The thing about girl scout cookies is, those processed factory cookie-like-substances are totally crammed with hydrogenated trans-fats, preservatives, and kooky unpronounceable ingredients. Definitely not natural. Certainly not healthy. And if you can't eat gluten like me? Well, you try explaining to an adorable 9 year old girl scout that you can't buy her cookies because the cookies will kill you. It's no fun. You can't even eat the stupid cookies as a midnight secret indulgence.
UNTIL NOW! I came home the other night to Nate, watching TV, covertly eating his way though a box of thin mints. I had a surge of the familiar "it's not fair!" feeling wash over me. Because it's NOT fair. Some people get to eat boxed $5 girl scout cookies. And some people don't.
Some people get to eat these instead.
I think these people are luckier, because these cookies are as good as the "real" thing. In fact, I think they're better. A light crunchy cookie, dipped in rich minty chocolate. They taste fantastic, and as an added bonus, better for you. So, here you go! Enjoy the recipe! I know I did.
Gluten Free Girl Scout Cookies - Thin Mints!
makes 25 - 30 cookies
Active time: 30 minutes
Total time: 4 hours
I struggled to get a good recipe for these cookies, and I started by trying to adapt some of the other "home-made" girl-scout recipes out there (some of which call for box cake mix! Ug!). The results were.... awful. Some recipes just do not work gluten-free. Nate and I agreed the first couple of batches tasted like grainy mint flavored dog biscuits.

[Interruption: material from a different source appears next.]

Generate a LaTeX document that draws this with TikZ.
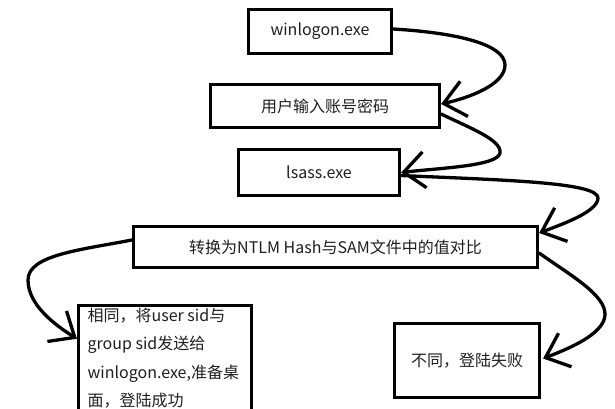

After enough failed batches, I finally decided to just start from scratch and make my own recipe. I wanted a cookie with the crunch and lightness of the original, but, you know, without the wheat. These cookies? Fantastic. The chocolate? Wow.
Please keep the following two rules in mind:
1. USE GOOD CHOCOLATE. My first batch, I used cheap milk chocolate. Big mistake. So yucky. Please, learn from my mistakes.
2. Mint flavoring and peppermint oil are NOT the same thing. You MUST use peppermint oil (I found some at the health food store), because mint extract/flavoring have alcohol and water in them which = seized up chocolate. And that just leads to tears and ruined chocolate. Please learn from my mistakes and get this!
2/3 cup brown rice flour
2/3 cup sweet rice flour
4 tbs cocoa powder
2 tbs corn starch
1 tsp baking powder
1/2 cup butter (1 stick), room temperature
1 cup + 1/4 sugar
1 tsp vanilla extract
1 tsp mint extract (or peppermint oil)
1 lb fine quality semi-sweet chocolate
1 tsp peppermint oil
First, mix together your dry ingredients - the brown and sweet rice flours, cocoa powder, corn starch, and baking powder.
In a stand mixer, beat butter on high until pale and creamy, about 2 minutes. Add in sugar, and beat on high until smooth, another 2 minutes (this aerates the dough and keeps it from getting too heavy).
Add egg, vanilla extract, and mint extract, and continue to beat until egg is incorporated, and batter is light and smooth, 2-4 minutes.
With mixer on low, fold in flour mixture until just combined. You can even stop the mixer once large crumbs form, and mix the last bit by hand with a spatula. You don't want to overmix, or the dough will become too heavy. Dough will be soft and pliable.
Remove dough from mixer bowl and place on a piece of wax paper, form into a log about 1" thick, and roll it up in the wax paper. Set in freezer for 1-2 hours, until dough is very firm (or, you know, however long you want. Make these next year if you want).
Are we back yet aleady? Ok! Preheat your oven to 350 degrees.